Huruf, kata-kata juga angka-angka itu hanyalah satuan tanda yang digunakan
untuk mengikat cahaya-cahaya pengetahuan yang halus untuk terbaca. Dalam pada itu, maka sungguh dalam membaca tiap diri akan selalu
berurusan dengan huruf-huruf, angka-angka juga kata-kata. Akan tetapi membaca
yang benar bukanlah hanya mengeja huruf, bukanlah mengeja angka, dan mengikuti
kata-kata, melainkan mengalami huruf, mengalami angka, mengalami kata-kata
sebagai tanda atas dari sesuatu yang lebih agung.
Huruf, angka, juga kata-kata hanyalah beberapa hal dari ribuan hal
yang mampu dibaca dan menjadi tanda atas makna-makna dibaliknya. Teriakan
Jibril pada rasul dengan kata-kata: Bacalah dengan nama Tuhan yang
Mahamenciptamu. Bukanlah peristiwa sederhana yang membuat rasul kemudian terpaku pada huruf
juga kata-kata, akan tetapi peristiwa indah yang membawa rasul mengalami
pembebasan diri dalam melakukan pekerjaan agung bernama membaca. Begitulah
sejak itu rasul kemudian menyeru siapapun untuk membaca. “Bacalah sungguh
dengan cinta; bacalah dengan keimanan yang suci sungguh pun itu hanya satu
tanda. Sebab Tuhan sesungguhnya mencintai orang-orang yang mau membaca.
Ia yang piawai dalam membaca tidak akan tertipu tipuan-tipuan
dunia. Sementara ia yang gagal dalam memabaca akan terjerumus dalam
penderitaan-penderitaan dan kepayahan-kepayahan yang sia-sia. Dan dalam hal ini
seorang sufi berkata, di dunia ini tidak ada tanda atau rambu-rambu yang
keliru, sebaliknya yang ada hanyalah para pembaca yang mudah tertipu sebab ia
bodoh dan lalai dalam membaca.
Membaca yang pertama yang dilakukan rasul bukanlah membaca sesuatu
diri sendiri. Dari itulah setelah rasul membaca diri sendiri baru kemudian ia
mengucapkan sahadat. Bahwa sesungguhnya tiada Tuhan selain Allah.

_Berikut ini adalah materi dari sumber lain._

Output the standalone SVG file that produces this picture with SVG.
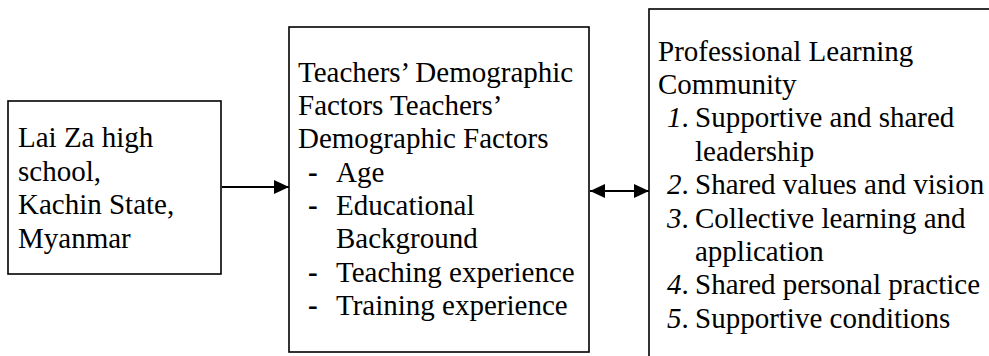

Dan Muhammad adalah Rasulullah. “Ana rasulullah”. Aku adalah utusan Tuhan,
utusanAllah, begitu kata rasul. Ucapan itu bukanlah ucapan sederhana yang
remeh, sebaliknya kalimat agung yang sangat menggetarkan dada siapapun, yang
itu lahir dari pekerjaan agung bernama membaca.
Membaca melibatkan banyak hal mulai dari penglihatan, pendengaran,
hati juga pikiran. Dalam pada ini pulalah tingkatan diri dalam membaca terjadi.
Mulai dari tingkatan membaca yang begitu umum, khusus dan
terdapat pula yang membaca dalam tingkatan khawasul khawas. Tingkat
yang pertama selalu membaca sesuatu dengan harfiah dan umum. Maka jika hidup
itu ibarat buku, membaca mereka hanya sampai pada judul bukunya saja, dan tidak
tahu isi dari buku tersebut. Kemudian terdapat pula pembaca yang hanya telah
membaca hingga stadium kalimat. Di mana ia memahami berbagai hal dari
kalimat-kalimat. Lebih jauh lagi saat cahaya-cahaya pengetahuan diperhalus ke
dalam ruang huruf mereka tidak sudah tidak sanggup memahami. Dan hanya mereka
yang makrifat akan dirinya sendirilah yang sanggup membaca cahaya yang terikat
dalam satu-satuan huruf yang seakan menurut orang tidak terbaca.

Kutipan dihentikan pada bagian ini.